Un contexte défavorable à l’émergence des jeunes

"Même s’il en a fait jouer par le passé, cet entraîneur n’a pas la sensibilité jeunes et la réputation de leur faire confiance", estime l’agent Pascal Floch. Un autre représentant de joueurs nantais, qui connaît bien le FCN, donne son interprétation de la sortie de Kombouaré : "Il a voulu mettre un coup de pied dans le système dans lequel le club est englué depuis des années et s’est surtout protégé pour l’avenir. Il sait qu’il va perdre des joueurs en janvier pendant la Coupe d’Afrique des Nations [Traoré, Simon, Castelletto, Coulibaly]. En disant cela, il fait comprendre à sa direction qu’il lui faudra trois ou quatre recrues cet hiver… Lui, il est là pour gagner des matchs et a une vision court-termiste." Un autre agent embraie et élargit le débat : "Mais, Kombouaré, ce n’est pas le problème. Le souci, c’est qu’il n’y a aucune politique claire dans ce club, et depuis des années."

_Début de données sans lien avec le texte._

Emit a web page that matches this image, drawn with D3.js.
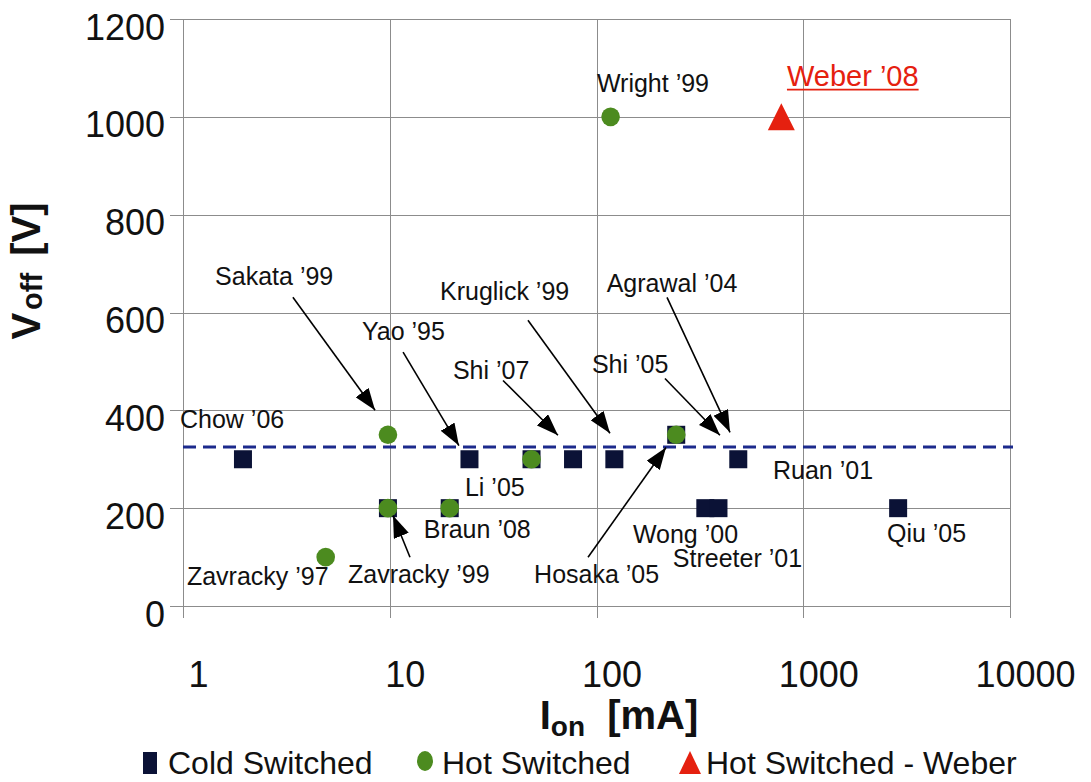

A Nantes, le contexte est en effet extrêmement défavorable à l’émergence des jeunes. L’instabilité chronique sur le banc (Kombouaré est le 19e entraîneur depuis 2007, intérimaires compris) et la situation d’urgence en permanence pour les coachs en place ne contribuent tout d’abord pas à l’émancipation des minots. "Quand un technicien vient pour une opération maintien, ce n’est pas simple pour lui de mettre des jeunes dans son équipe, développe un connaisseur du dossier nantais. C’est ajouter de l’incertitude à l’incertitude." Autre carence : l’absence d’un vrai directeur sportif faisant le lien entre la formation et le secteur pro. "Ma fonction était d’harmoniser les intérêts opposés", expliquait l’ancien DS du FCN, Robert Budzynski. Philippe Mao, coordinateur sportif, - qui n’a pas pu répondre à RMC Sport car en déplacement – ne semble pas tenir ce rôle ou n’en a pas le pouvoir.

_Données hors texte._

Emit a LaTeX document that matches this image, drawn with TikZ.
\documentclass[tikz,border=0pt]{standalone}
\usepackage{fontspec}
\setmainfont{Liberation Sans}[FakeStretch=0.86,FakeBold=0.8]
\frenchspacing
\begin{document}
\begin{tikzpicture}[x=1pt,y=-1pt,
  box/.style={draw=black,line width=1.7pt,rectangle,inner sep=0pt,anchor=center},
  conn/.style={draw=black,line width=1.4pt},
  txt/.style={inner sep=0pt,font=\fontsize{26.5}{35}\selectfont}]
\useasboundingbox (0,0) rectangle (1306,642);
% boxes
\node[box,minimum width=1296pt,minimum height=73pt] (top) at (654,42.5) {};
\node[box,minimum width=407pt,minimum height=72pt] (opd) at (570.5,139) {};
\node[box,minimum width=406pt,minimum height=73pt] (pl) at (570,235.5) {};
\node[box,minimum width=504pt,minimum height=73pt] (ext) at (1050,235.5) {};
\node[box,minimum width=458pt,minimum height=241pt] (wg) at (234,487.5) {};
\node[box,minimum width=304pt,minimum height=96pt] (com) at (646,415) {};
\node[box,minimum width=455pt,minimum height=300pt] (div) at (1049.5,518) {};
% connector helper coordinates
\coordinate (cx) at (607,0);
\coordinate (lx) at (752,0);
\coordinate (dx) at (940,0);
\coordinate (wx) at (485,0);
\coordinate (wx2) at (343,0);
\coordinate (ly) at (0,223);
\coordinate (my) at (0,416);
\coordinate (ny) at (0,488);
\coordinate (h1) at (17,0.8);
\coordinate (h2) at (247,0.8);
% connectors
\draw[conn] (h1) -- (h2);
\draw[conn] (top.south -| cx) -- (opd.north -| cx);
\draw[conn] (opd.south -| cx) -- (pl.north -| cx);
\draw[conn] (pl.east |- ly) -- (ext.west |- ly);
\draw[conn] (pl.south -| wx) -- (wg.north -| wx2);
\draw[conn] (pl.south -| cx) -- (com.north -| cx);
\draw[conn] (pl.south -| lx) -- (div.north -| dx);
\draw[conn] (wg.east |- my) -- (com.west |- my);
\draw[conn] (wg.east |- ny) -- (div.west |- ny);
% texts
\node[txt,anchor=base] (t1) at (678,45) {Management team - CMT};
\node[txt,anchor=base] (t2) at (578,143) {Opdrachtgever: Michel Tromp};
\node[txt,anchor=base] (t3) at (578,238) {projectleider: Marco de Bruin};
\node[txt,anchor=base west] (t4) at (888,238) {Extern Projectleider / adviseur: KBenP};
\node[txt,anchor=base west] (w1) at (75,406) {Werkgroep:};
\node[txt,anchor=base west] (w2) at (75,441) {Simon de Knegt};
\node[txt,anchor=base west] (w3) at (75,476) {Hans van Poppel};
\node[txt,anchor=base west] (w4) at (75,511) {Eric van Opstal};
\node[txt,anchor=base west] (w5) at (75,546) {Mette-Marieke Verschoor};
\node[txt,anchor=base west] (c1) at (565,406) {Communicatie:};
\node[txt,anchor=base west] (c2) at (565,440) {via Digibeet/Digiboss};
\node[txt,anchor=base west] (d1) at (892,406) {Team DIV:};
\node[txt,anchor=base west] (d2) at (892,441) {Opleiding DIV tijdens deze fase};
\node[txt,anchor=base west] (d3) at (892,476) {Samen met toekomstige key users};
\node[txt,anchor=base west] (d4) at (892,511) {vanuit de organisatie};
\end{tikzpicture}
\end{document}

L’omniprésence de Mogi Bayat en toile de fond

Il faut enfin ajouter à tout cela une politique de recrutement guidée le plus souvent davantage par des intérêts financiers que des intérêts sportifs avec en toile de fond, l’omniprésence de Mogi Bayat, l’agent belge proche du président Kita et directeur sportif officieux du FCN. Les arrivées à chaque mercato d’éléments plus ou moins au niveau de la Ligue 1 bouchent à intervalles réguliers l’avenir des pousses de la Jonelière. Au bout de la chaîne, c’est la formation qui trinque. Aujourd’hui, quatre joueurs (Affamah, Voisine, Achi et Doucet) doivent signer leur premier contrat professionnel. Certains hésitent.

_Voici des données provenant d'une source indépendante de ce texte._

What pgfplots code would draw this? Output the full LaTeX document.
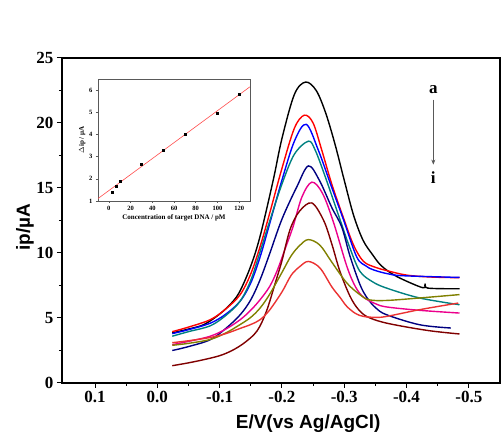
\documentclass[border=0pt]{standalone}
\usepackage{fontspec}
\setmainfont{Liberation Serif}
\newfontfamily\arialb{Liberation Sans}
\usepackage{pgfplots}
\pgfplotsset{compat=1.18}
\usetikzlibrary{arrows.meta}

\definecolor{cTeal}{RGB}{0,128,128}
\definecolor{cNavy}{RGB}{0,0,128}
\definecolor{cWine}{RGB}{128,0,0}
\definecolor{cOlive}{RGB}{128,128,0}
\definecolor{cLRed}{RGB}{235,50,50}

\begin{document}
\begin{tikzpicture}
\useasboundingbox (-62pt,-60pt) rectangle (441pt,383pt);
\begin{axis}[
  at={(0,0)}, anchor=south west,
  scale only axis, width=438pt, height=325pt,
  x dir=reverse,
  xmin=-0.55, xmax=0.153,
  ymin=0, ymax=25,
  xtick={0.1,0,-0.1,-0.2,-0.3,-0.4,-0.5},
  xticklabels={0.1,0.0,-0.1,-0.2,-0.3,-0.4,-0.5},
  minor xtick={0.05,-0.05,-0.15,-0.25,-0.35,-0.45},
  ytick={0,5,10,15,20,25},
  minor ytick={2.5,7.5,12.5,17.5,22.5},
  tick pos=left, tick align=outside,
  major tick length=5pt, minor tick length=3pt,
  every tick/.style={black, line width=1pt},
  axis line style={line width=1.2pt},
  /pgf/number format/assume math mode=true,
  tick label style={font=\fontsize{17}{20}\selectfont\bfseries},
  xlabel={E/V(vs Ag/AgCl)},
  ylabel={ip/\textmu A},
  xlabel style={font=\arialb\fontsize{19}{22}\selectfont\bfseries, at={(axis description cs:0.562,-0.126)}, anchor=center},
  ylabel style={font=\arialb\fontsize{19}{22}\selectfont\bfseries, at={(axis description cs:-0.0845,0.48)}, anchor=center},
  every axis plot/.append style={line width=1.4pt, smooth, tension=0.55},
]
% a
\addplot[black] coordinates {
(-0.024,3.85) (-0.05,4.15) (-0.075,4.5) (-0.1,5.3) (-0.12,6.2) (-0.133,7.1) (-0.15,9.0)
(-0.165,11.3) (-0.186,15.6) (-0.2,18.8) (-0.22,22.2) (-0.238,23.15) (-0.255,22.5) (-0.27,20.8)
(-0.285,18.4) (-0.3,15.6) (-0.315,12.9) (-0.33,11.0) (-0.345,9.9) (-0.36,9.0)
(-0.384,8.2) (-0.426,7.33) (-0.430,7.65) (-0.434,7.3) (-0.485,7.25)};
% b
\addplot[red] coordinates {
(-0.024,3.95) (-0.05,4.3) (-0.085,4.87) (-0.11,5.7) (-0.133,6.8) (-0.15,8.4) (-0.165,10.5)
(-0.18,13.0) (-0.2,16.5) (-0.22,19.6) (-0.236,20.6) (-0.25,20.0) (-0.264,17.9)
(-0.28,15.3) (-0.298,12.8) (-0.315,10.6) (-0.331,9.35) (-0.35,8.9) (-0.368,8.65)
(-0.4,8.3) (-0.44,8.15) (-0.485,8.1)};
% c
\addplot[blue] coordinates {
(-0.024,3.8) (-0.05,4.1) (-0.085,4.6) (-0.11,5.3) (-0.133,6.3) (-0.15,7.7) (-0.165,9.7)
(-0.18,12.2) (-0.2,15.6) (-0.22,18.6) (-0.239,19.9) (-0.2585,17.9)
(-0.278,15.3) (-0.2985,12.6) (-0.32,9.7) (-0.335,9.0) (-0.347,8.7) (-0.37,8.4)
(-0.395,8.25) (-0.485,8.12)};
% d
\addplot[cTeal] coordinates {
(-0.024,3.6) (-0.05,3.95) (-0.085,4.4) (-0.11,5.2) (-0.133,6.3) (-0.15,7.9) (-0.165,10.1)
(-0.18,12.4) (-0.2,15.3) (-0.22,17.6) (-0.2425,18.6) (-0.2535,17.9) (-0.27,15.8)
(-0.293,12.6) (-0.309,10.4) (-0.325,8.6) (-0.345,7.8) (-0.368,7.3) (-0.421,6.54)
(-0.485,6.02)};
% e
\addplot[cNavy] coordinates {
(-0.024,2.5) (-0.05,2.8) (-0.085,3.33) (-0.11,4.2) (-0.133,5.25) (-0.15,6.4) (-0.165,7.95)
(-0.18,9.9) (-0.2,12.6) (-0.224,15.1) (-0.2425,16.7) (-0.26,15.6) (-0.28,13.5)
(-0.296,12.0) (-0.309,9.8) (-0.325,7.6) (-0.336,6.6) (-0.35,5.8) (-0.368,5.25)
(-0.421,4.48) (-0.471,4.23)};
% f
\addplot[magenta] coordinates {
(-0.024,2.95) (-0.05,3.2) (-0.085,3.6) (-0.11,4.15) (-0.133,4.87) (-0.15,5.6) (-0.165,6.41)
(-0.18,7.4) (-0.192,8.6) (-0.205,10.3) (-0.218,12.05) (-0.232,14.3) (-0.248,15.45)
(-0.265,14.6) (-0.2825,12.4) (-0.304,9.0) (-0.318,7.4) (-0.331,6.6) (-0.35,6.1)
(-0.368,5.85) (-0.421,5.59) (-0.485,5.38)};
% g
\addplot[cWine] coordinates {
(-0.024,1.33) (-0.05,1.55) (-0.075,1.8) (-0.1,2.1) (-0.12,2.5) (-0.14,3.1) (-0.16,4.0)
(-0.175,5.5) (-0.19,7.8) (-0.2,9.4) (-0.213,11.8) (-0.228,13.2) (-0.248,13.85)
(-0.267,12.5) (-0.28,10.7) (-0.293,8.6) (-0.309,6.7) (-0.322,5.7) (-0.336,5.12)
(-0.36,4.7) (-0.395,4.35) (-0.44,4.0) (-0.485,3.77)};
% h
\addplot[cOlive] coordinates {
(-0.024,2.9) (-0.05,3.05) (-0.085,3.35) (-0.11,3.85) (-0.133,4.5) (-0.15,5.05) (-0.165,5.77)
(-0.18,6.8) (-0.2,8.5) (-0.215,9.8) (-0.229,10.6) (-0.2425,11.03) (-0.261,10.6)
(-0.28,9.3) (-0.304,7.7) (-0.325,6.8) (-0.34,6.4) (-0.368,6.35) (-0.421,6.54) (-0.485,6.8)};
% i
\addplot[cLRed] coordinates {
(-0.024,3.1) (-0.05,3.25) (-0.085,3.5) (-0.11,3.8) (-0.133,4.2) (-0.15,4.5) (-0.165,4.87)
(-0.18,5.6) (-0.2,7.0) (-0.215,8.3) (-0.229,8.97) (-0.2425,9.35) (-0.261,8.85) (-0.28,7.4)
(-0.293,6.6) (-0.304,5.9) (-0.318,5.35) (-0.331,5.12) (-0.35,5.05) (-0.368,5.12)
(-0.421,5.64) (-0.483,6.15)};

\node[font=\fontsize{17}{20}\selectfont\bfseries] at (axis cs:-0.443,22.6) {a};
\node[font=\fontsize{17}{20}\selectfont\bfseries] at (axis cs:-0.443,15.8) {i};
\draw[gray!70!black, line width=0.6pt, -{Stealth[length=5pt,width=4pt]}] (axis cs:-0.443,21.8) -- (axis cs:-0.443,16.8);
\end{axis}

\begin{axis}[
  at={(36pt,182pt)}, anchor=south west,
  scale only axis, width=152pt, height=122pt,
  xmin=-10, xmax=130, ymin=1, ymax=6.5,
  xtick={0,20,40,60,80,100,120},
  ytick={1,2,3,4,5,6},
  tick pos=left, tick align=outside,
  major tick length=2pt,
  axis line style={gray!70!black, line width=0.7pt},
  every tick/.style={gray!70!black, line width=0.5pt},
  /pgf/number format/assume math mode=true,
  tick label style={font=\fontsize{6.5}{8}\selectfont\bfseries},
  xlabel={Concentration of target DNA / pM},
  ylabel={$\Delta$ip / \textmu A},
  label style={font=\fontsize{7}{8}\selectfont\bfseries},
  xlabel style={yshift=3pt},
  ylabel style={yshift=-3pt},
]
\addplot[red!70, line width=0.6pt] coordinates {(-10,1.11) (130,6.15)};
\addplot[only marks, mark=square*, mark size=1pt, black] coordinates {
(3.5,1.38) (6.5,1.65) (10.5,1.87) (30,2.67) (50,3.31) (70,4.02) (100,4.97) (120,5.80)};
\end{axis}
\end{tikzpicture}
\end{document}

"Robin [Voisine] se pose des questions, avoue Pascal Floch. Si Nantes lui propose de faire 30 matchs en N2 puis d’en refaire 30 en N2 l’année d’après… J’ai eu le même souci avec Batista Mendy il y a quelques années, le gamin voulait partir et il avait failli rejoindre Brighton. Aujourd’hui, Robin voit qu’il a un entraîneur qui ne fait pas confiance aux jeunes et qu'il a déjà trois ou quatre joueurs à son poste au-dessus." Toujours la même histoire. Un éternel recommencement depuis une grosse décennie.